CDM-V6-HORN-TinyStories-37M

Competitive Docking Memory V6 — Harmonic Oscillator Recurrent Nodes

37M parameter language model trained on TinyStories. CDM V6 HORN achieves val CE 1.5818, the best result at the 37M scale in our CDM series — beating CDM V3 (1.5831) and CDM-Kuramoto (1.5819).

What is HORN?

HORN replaces CDM's first-order EMA slot update (single scalar α_k per slot) with a damped harmonic oscillator — two learnable parameters per slot: γ_k (damping coefficient) and ω_k (natural frequency). Integration uses the Störmer-Verlet method for numerical stability.

Each memory slot has both position S_k (what it currently holds) and velocity V_k (how it's changing). The position is read out. The velocity accumulates momentum from recent inputs.

v_half[k] = (1 - γ_k) * v[k]  +  ω_k * g[t,k] * W_drive(h[t])
s_new[k]  = s[k] + v_half[k]
v_new[k]  = (1 - γ_k) * v_half[k]  +  ω_k * g[t,k] * W_drive_new

Key Finding: Slots Learn to Ring

Without any explicit supervision on dynamics, gradient descent discovers a trimodal landscape of oscillator regimes across the 8 layers:

Layer	γ (damping)	ω (freq)	Regime	Role
0	0.834	0.884	Underdamped (ω > γ)	Reactive resonator — short-horizon, fast absorption/release
1–5	0.60–1.05	0.55–0.95	Overdamped / critical	Stable storage — gradual integration, persistent context
6–7	0.632–0.648	0.669–0.737	Underdamped (ω > γ)	Persistent resonator — slow ring, long-range context

Layer 0 = high-frequency bell.
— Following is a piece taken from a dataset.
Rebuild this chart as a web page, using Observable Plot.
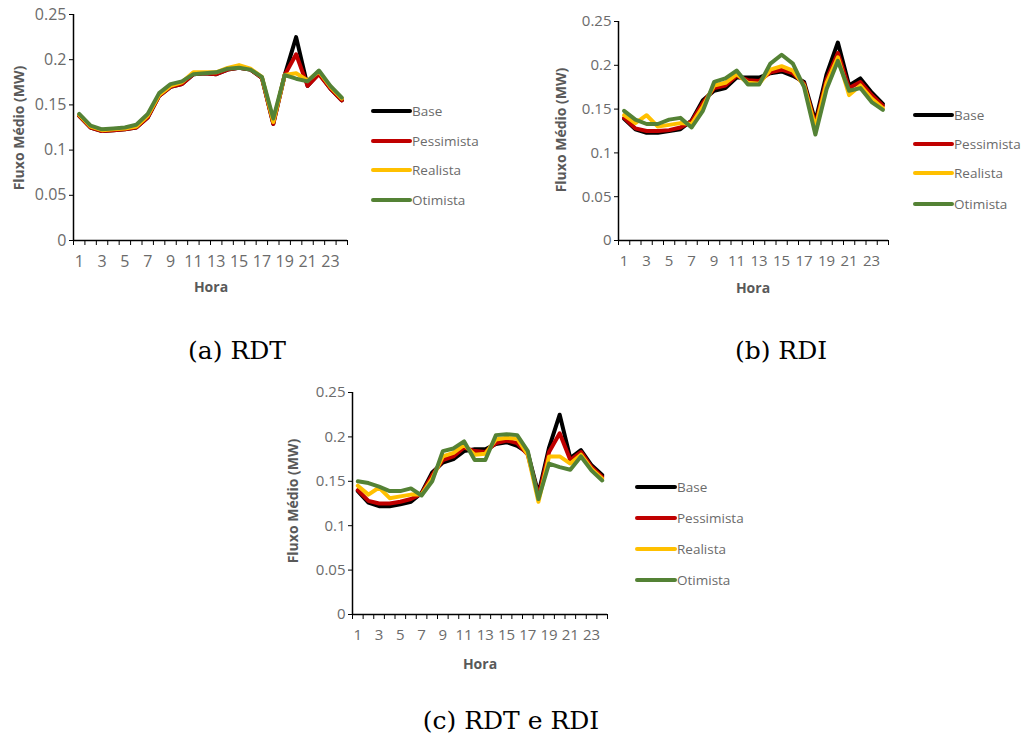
<!DOCTYPE html>
<html>
<head>
<meta charset="utf-8">
<script src="https://cdn.jsdelivr.net/npm/d3@7"></script>
<script src="https://cdn.jsdelivr.net/npm/@observablehq/plot@0.6"></script>
<style>
  html, body { margin: 0; padding: 0; background: #fff; }
  #root { position: relative; width: 1024px; height: 747px; overflow: hidden; background: #fff; }
  #root > svg { position: absolute; }
</style>
</head>
<body>
<div id="root"></div>
<script>
// ---------- data ----------
const hours = d3.range(1, 25);
const seriesNames = ["Base", "Pessimista", "Realista", "Otimista"];
const seriesColors = ["#000000", "#C00000", "#FFC000", "#548235"];
const yTicks = [0, 0.05, 0.1, 0.15, 0.2, 0.25];
const xTickLabels = [1, 3, 5, 7, 9, 11, 13, 15, 17, 19, 21, 23];
const captions = ["(a) RDT", "(b) RDI", "(c) RDT e RDI"];

// (a) RDT
const baseRDT = [0.138,0.125,0.121,0.122,0.123,0.125,0.136,0.160,0.170,0.173,0.184,0.185,0.184,0.189,0.191,0.189,0.180,0.129,0.183,0.225,0.171,0.185,0.168,0.155];
const pessRDT = [0.138,0.125,0.121,0.122,0.123,0.125,0.136,0.160,0.170,0.173,0.184,0.185,0.184,0.189,0.191,0.189,0.180,0.129,0.183,0.206,0.171,0.184,0.168,0.155];
const realRDT = [0.139,0.126,0.122,0.123,0.124,0.126,0.138,0.161,0.171,0.175,0.186,0.186,0.186,0.191,0.194,0.190,0.181,0.131,0.183,0.185,0.177,0.187,0.170,0.157];
const otimRDT = [0.140,0.127,0.123,0.124,0.125,0.128,0.140,0.163,0.173,0.176,0.184,0.185,0.186,0.190,0.191,0.189,0.181,0.135,0.183,0.179,0.176,0.188,0.171,0.158];

// (b) RDI
const baseRDI = [0.139,0.127,0.123,0.123,0.125,0.127,0.137,0.160,0.171,0.174,0.186,0.186,0.186,0.191,0.193,0.188,0.181,0.136,0.190,0.226,0.177,0.185,0.169,0.156];
const pessRDI = [0.140,0.128,0.125,0.125,0.126,0.129,0.136,0.157,0.174,0.177,0.188,0.183,0.182,0.192,0.195,0.191,0.179,0.132,0.184,0.214,0.174,0.181,0.166,0.154];
const realRDI = [0.143,0.134,0.143,0.130,0.132,0.134,0.133,0.153,0.177,0.180,0.190,0.180,0.179,0.195,0.199,0.194,0.177,0.129,0.180,0.209,0.166,0.177,0.162,0.151];
const otimRDI = [0.148,0.138,0.133,0.133,0.138,0.140,0.129,0.148,0.181,0.185,0.194,0.178,0.178,0.202,0.212,0.202,0.175,0.121,0.173,0.205,0.171,0.174,0.158,0.149];

// (c) RDT e RDI
const baseBoth = [0.139,0.126,0.122,0.122,0.124,0.127,0.137,0.160,0.171,0.175,0.184,0.186,0.186,0.192,0.194,0.190,0.182,0.136,0.188,0.225,0.176,0.185,0.168,0.157];
const pessBoth = [0.140,0.128,0.125,0.125,0.127,0.130,0.136,0.157,0.174,0.178,0.188,0.184,0.183,0.193,0.196,0.193,0.180,0.133,0.183,0.204,0.174,0.183,0.166,0.155];
const realBoth = [0.145,0.135,0.143,0.131,0.133,0.135,0.135,0.153,0.178,0.182,0.191,0.180,0.181,0.197,0.199,0.198,0.180,0.127,0.178,0.178,0.170,0.180,0.164,0.153];
const otimBoth = [0.150,0.148,0.144,0.139,0.139,0.142,0.134,0.150,0.184,0.187,0.195,0.174,0.174,0.202,0.203,0.202,0.184,0.130,0.170,0.166,0.163,0.178,0.162,0.151];

// ---------- helpers ----------
function toTable(arrays) {
  return arrays.flatMap((arr, i) => arr.map((v, j) => ({hour: hours[j], value: v, series: seriesNames[i]})));
}
const fmtY = d => String(+d.toFixed(2));
const boundaries = d3.range(0.5, 25, 1);

const panels = [
  {data: toTable([baseRDT, pessRDT, realRDT, otimRDT]), left: 0, top: 0, width: 360, height: 300,
   mL: 73, mR: 13, mT: 14, mB: 60, fs: 16,
   yTitle: [18, 128], xTitle: [211, 286], legend: {x1: 373, x2: 410, tx: 412, ys: [111, 141, 170, 200]}, cap: [237, 359]},
  {data: toTable([baseRDI, pessRDI, realRDI, otimRDI]), left: 540, top: 0, width: 360, height: 300,
   mL: 78, mR: 12, mT: 21, mB: 60, fs: 15,
   yTitle: [560, 130], xTitle: [753, 287], legend: {x1: 915, x2: 952, tx: 954, ys: [115, 144, 173, 204]}, cap: [781, 359]},
  {data: toTable([baseBoth, pessBoth, realBoth, otimBoth]), left: 270, top: 370, width: 360, height: 300,
   mL: 82, mR: 23, mT: 22, mB: 56, fs: 15,
   yTitle: [292, 501], xTitle: [480, 663], legend: {x1: 637, x2: 675, tx: 677, ys: [487, 518, 549, 580]}, cap: [511, 729]}
];

const root = document.getElementById("root");

panels.forEach((p, idx) => {
  const chart = Plot.plot({
    width: p.width, height: p.height,
    marginLeft: p.mL, marginRight: p.mR, marginTop: p.mT, marginBottom: p.mB,
    x: {domain: [0.5, 24.5]},
    y: {domain: [0, 0.25]},
    color: {domain: seriesNames, range: seriesColors},
    style: {fontFamily: "'Open Sans', sans-serif", fontSize: p.fs + "px", background: "transparent", overflow: "visible"},
    marks: [
      Plot.axisY({ticks: yTicks, tickFormat: fmtY, tickSize: 4, tickPadding: 3, stroke: "#000", fill: "#6b6b6b", label: null}),
      Plot.axisX({ticks: xTickLabels, tickSize: 0, tickPadding: 15, fill: "#6b6b6b", label: null}),
      Plot.axisX({ticks: boundaries, tickSize: 5, tickFormat: () => "", stroke: "#000", label: null}),
      Plot.ruleY([0], {stroke: "#000", strokeWidth: 1.5}),
      Plot.ruleX([0.5], {stroke: "#000", strokeWidth: 1.5}),
      Plot.line(p.data, {x: "hour", y: "value", z: "series", stroke: "series", strokeWidth: 4, strokeLinejoin: "round", strokeLinecap: "round"})
    ]
  });
  chart.style.left = p.left + "px";
  chart.style.top = p.top + "px";
  root.appendChild(chart);
});

// overlay for titles, legends, captions
const overlay = d3.select(root).append("svg")
  .attr("width", 1024).attr("height", 747)
  .style("left", "0px").style("top", "0px")
  .style("pointer-events", "none");

panels.forEach((p, idx) => {
  overlay.append("text")
    .attr("transform", `translate(${p.yTitle[0]},${p.yTitle[1]}) rotate(-90)`)
    .attr("text-anchor", "middle").attr("dominant-baseline", "central")
    .attr("font-family", "'Open Sans', sans-serif").attr("font-weight", "bold").attr("font-size", 14)
    .attr("fill", "#595959").text("Fluxo Médio (MW)");
  overlay.append("text")
    .attr("x", p.xTitle[0]).attr("y", p.xTitle[1])
    .attr("text-anchor", "middle").attr("dominant-baseline", "central")
    .attr("font-family", "'Open Sans', sans-serif").attr("font-weight", "bold").attr("font-size", 14)
    .attr("fill", "#595959").text("Hora");
  seriesNames.forEach((name, i) => {
    const y = p.legend.ys[i];
    overlay.append("line")
      .attr("x1", p.legend.x1).attr("x2", p.legend.x2).attr("y1", y).attr("y2", y)
      .attr("stroke", seriesColors[i]).attr("stroke-width", 4).attr("stroke-linecap", "round");
    overlay.append("text")
      .attr("x", p.legend.tx).attr("y", y)
      .attr("dominant-baseline", "central")
      .attr("font-family", "'Open Sans', sans-serif").attr("font-size", 13.5)
      .attr("fill", "#6b6b6b").text(name);
  });
  overlay.append("text")
    .attr("x", p.cap[0]).attr("y", p.cap[1])
    .attr("text-anchor", "middle")
    .attr("font-family", "'DejaVu Serif', serif").attr("font-size", 25)
    .attr("fill", "#000").text(captions[idx]);
});
</script>
</body>
</html>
Reacts strongly to salient input tokens, rings briefly, resets.
Layers 1–5 = sandbags. Absorb input smoothly, hold stable, don't overshoot.
Layers 6–7 = low-frequency bells. Ring slowly at the end of the forward pass, maintaining long-range structural context.
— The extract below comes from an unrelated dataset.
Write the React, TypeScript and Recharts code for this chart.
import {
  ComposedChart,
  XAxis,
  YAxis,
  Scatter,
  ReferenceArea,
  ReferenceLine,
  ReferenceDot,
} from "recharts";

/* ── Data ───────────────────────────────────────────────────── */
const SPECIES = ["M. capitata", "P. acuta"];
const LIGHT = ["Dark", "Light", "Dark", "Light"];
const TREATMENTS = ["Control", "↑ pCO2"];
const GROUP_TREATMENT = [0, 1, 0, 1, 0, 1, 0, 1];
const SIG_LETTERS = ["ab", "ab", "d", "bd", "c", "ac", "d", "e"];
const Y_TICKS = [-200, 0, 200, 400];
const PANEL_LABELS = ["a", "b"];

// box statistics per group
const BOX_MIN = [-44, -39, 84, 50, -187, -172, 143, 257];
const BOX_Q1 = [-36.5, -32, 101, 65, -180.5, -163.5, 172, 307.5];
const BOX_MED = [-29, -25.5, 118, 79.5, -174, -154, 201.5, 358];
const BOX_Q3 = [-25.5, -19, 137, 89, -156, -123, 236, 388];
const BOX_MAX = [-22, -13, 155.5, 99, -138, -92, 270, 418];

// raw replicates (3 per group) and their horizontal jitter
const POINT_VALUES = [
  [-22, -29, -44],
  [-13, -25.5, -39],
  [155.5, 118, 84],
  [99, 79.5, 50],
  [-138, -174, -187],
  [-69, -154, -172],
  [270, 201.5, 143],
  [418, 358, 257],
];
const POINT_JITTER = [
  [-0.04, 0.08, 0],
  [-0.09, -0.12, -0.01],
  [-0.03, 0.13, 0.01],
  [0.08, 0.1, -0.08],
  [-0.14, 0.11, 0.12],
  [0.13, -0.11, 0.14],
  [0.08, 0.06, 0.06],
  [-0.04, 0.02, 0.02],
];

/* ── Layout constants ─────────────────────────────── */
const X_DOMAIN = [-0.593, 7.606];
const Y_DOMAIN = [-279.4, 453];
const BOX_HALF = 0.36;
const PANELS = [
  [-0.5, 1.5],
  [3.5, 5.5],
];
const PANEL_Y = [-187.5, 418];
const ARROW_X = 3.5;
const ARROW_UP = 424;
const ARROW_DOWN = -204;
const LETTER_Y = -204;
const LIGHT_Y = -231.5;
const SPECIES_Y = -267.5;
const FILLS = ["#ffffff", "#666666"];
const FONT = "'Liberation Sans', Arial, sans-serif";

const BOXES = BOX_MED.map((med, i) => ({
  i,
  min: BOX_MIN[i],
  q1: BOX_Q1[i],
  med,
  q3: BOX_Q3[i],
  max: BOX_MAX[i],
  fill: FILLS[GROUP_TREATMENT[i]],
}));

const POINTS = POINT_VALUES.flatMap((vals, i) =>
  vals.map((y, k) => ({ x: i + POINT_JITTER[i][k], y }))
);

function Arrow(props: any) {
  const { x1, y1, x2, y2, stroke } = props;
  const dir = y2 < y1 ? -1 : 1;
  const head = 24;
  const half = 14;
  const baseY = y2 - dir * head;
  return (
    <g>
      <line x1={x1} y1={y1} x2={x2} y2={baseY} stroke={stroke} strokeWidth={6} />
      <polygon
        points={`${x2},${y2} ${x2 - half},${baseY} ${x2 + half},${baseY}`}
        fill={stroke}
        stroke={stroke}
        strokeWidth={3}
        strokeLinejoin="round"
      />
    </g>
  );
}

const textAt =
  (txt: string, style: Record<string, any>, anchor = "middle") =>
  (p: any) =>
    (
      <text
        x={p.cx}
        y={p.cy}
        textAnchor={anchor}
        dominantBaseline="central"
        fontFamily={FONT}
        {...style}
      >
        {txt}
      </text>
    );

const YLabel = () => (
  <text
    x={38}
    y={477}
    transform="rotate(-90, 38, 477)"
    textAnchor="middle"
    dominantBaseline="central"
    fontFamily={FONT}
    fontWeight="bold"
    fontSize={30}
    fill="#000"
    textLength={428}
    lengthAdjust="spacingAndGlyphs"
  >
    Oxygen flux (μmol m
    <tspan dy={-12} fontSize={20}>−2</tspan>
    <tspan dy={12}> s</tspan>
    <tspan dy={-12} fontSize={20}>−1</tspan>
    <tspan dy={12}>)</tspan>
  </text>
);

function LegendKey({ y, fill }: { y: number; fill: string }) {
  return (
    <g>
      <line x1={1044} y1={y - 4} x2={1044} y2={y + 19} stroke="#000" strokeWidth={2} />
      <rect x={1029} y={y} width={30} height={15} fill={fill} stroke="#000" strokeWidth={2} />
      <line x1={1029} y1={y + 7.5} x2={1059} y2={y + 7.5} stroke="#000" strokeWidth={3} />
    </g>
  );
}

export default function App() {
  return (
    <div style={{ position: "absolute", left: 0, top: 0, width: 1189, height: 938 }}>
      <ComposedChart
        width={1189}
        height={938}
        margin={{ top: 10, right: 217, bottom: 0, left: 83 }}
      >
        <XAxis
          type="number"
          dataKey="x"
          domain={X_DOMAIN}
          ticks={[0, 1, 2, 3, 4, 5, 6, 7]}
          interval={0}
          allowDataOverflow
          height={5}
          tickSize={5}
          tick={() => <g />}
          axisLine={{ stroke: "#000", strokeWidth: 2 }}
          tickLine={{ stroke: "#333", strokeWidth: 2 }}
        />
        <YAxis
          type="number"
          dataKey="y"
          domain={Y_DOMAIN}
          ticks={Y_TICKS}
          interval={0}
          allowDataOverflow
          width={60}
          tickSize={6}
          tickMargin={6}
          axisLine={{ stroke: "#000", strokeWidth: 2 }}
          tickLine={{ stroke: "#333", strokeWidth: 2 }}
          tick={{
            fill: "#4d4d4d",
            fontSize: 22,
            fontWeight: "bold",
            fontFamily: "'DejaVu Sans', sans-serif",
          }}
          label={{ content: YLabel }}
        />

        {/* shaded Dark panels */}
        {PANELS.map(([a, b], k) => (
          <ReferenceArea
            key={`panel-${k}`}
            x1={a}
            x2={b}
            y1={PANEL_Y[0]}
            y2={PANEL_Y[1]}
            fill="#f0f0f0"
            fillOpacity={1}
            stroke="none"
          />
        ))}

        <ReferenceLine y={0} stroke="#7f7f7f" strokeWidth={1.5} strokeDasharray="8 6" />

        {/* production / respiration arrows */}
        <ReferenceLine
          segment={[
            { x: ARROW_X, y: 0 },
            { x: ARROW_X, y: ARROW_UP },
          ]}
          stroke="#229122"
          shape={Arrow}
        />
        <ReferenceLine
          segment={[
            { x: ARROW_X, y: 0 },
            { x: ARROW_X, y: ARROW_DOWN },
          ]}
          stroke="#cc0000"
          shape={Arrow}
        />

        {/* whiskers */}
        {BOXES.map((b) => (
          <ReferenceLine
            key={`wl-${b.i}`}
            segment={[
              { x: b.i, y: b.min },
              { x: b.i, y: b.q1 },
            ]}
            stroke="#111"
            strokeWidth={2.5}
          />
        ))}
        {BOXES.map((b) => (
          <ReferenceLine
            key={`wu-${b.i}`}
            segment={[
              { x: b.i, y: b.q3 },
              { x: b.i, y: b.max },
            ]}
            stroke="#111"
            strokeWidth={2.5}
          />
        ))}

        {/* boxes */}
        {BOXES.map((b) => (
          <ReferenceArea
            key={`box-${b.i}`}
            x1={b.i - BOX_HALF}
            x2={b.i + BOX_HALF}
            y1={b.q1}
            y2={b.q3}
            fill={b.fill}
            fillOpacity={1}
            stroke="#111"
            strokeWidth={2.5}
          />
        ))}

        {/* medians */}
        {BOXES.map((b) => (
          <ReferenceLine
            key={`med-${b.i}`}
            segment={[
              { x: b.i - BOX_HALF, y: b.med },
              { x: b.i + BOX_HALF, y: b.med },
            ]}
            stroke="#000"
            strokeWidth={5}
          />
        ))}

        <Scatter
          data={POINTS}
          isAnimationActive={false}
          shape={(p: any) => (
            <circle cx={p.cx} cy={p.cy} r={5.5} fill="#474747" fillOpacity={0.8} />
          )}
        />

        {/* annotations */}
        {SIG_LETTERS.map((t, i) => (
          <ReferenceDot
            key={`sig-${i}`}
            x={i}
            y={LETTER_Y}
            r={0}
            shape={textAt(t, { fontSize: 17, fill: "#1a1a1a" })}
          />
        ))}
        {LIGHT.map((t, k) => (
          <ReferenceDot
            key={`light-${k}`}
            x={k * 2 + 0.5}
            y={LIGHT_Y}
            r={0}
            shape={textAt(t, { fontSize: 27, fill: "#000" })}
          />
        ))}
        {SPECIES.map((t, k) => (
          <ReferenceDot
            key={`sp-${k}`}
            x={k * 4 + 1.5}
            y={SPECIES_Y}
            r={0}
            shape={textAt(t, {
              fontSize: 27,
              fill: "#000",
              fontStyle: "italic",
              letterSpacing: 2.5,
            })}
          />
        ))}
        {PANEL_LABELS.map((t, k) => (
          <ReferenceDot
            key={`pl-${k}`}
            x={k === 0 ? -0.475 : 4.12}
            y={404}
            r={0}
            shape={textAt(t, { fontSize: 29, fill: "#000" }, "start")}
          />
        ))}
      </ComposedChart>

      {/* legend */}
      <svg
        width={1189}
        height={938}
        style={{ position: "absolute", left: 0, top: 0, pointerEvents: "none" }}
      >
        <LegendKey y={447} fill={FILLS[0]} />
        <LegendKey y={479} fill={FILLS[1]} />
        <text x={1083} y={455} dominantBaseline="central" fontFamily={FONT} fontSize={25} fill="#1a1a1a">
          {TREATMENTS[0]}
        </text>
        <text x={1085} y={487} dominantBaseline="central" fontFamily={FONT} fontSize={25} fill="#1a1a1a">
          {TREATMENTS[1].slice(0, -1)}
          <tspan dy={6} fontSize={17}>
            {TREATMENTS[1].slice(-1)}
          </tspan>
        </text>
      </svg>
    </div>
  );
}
This is richer than CDM V3's α-stratification (1D timescale spectrum). HORN discovers what frequency to oscillate at as well as how long to ring — a full frequency filter bank, tuned by gradient descent to the temporal structure of language.

Results

Model	Params	Val CE	Δ vs V3	Notes
30M GQA Baseline	30M	1.6765	+0.0934	Standard transformer, no memory
Fixed-α (α=0.5)	37M	1.5876	+0.0045	CDM without learnable timescales
CDM V3 (softmax gate)	37M	1.5831	—	Baseline, learnable α_k
CDM-Kuramoto (d_osc=8)	37M	1.5819	−0.0012	Physics-derived routing
CDM V6 HORN (this model)	37M	1.5818	−0.0013	Best at 37M — HORN dynamics
CDM V5	85.7M	1.4718	—	Scale comparison (86M, different series)

Architecture

CDM V6 HORN:
  d_model=384  |  n_layers=8  |  n_heads=8  |  n_kv_heads=4
  d_ff=1024    |  K=16 slots  |  37,157,000 params
  lbl_coeff=0.01  |  entropy_reg=0.02
  Routing: softmax gate (W_gate·h) — standard CDM routing
  Slot dynamics: Störmer-Verlet harmonic oscillator
    γ_k ~ sigmoid(learnable) per slot per layer
    ω_k ~ sigmoid(learnable) per slot per layer
    v_init = 0 at sequence start

Training: TinyStories (full dataset), 30k steps, seq_len=256, batch=8, AdamW lr=3e-4, cosine LR decay.

Interactive Demo

Try CDM V6 HORN in your browser — watch slots specialize in real time as the model generates text:

CDM-HORN-Demo — HuggingFace Space

Shows:

Slot Logit Lens: per-generated-token view of what each slot is tracking (top-3 vocab tokens)
Oscillator Panel: per-layer γ/ω/regime visualization — see which layers ring and which hold

Connection to DHP

The learnable damping coefficients γ_k parameterize per-slot relaxation timescales τ_{L,k} = 1/γ_k, establishing a direct connection to the Dynamical Horizon Principle (DHP).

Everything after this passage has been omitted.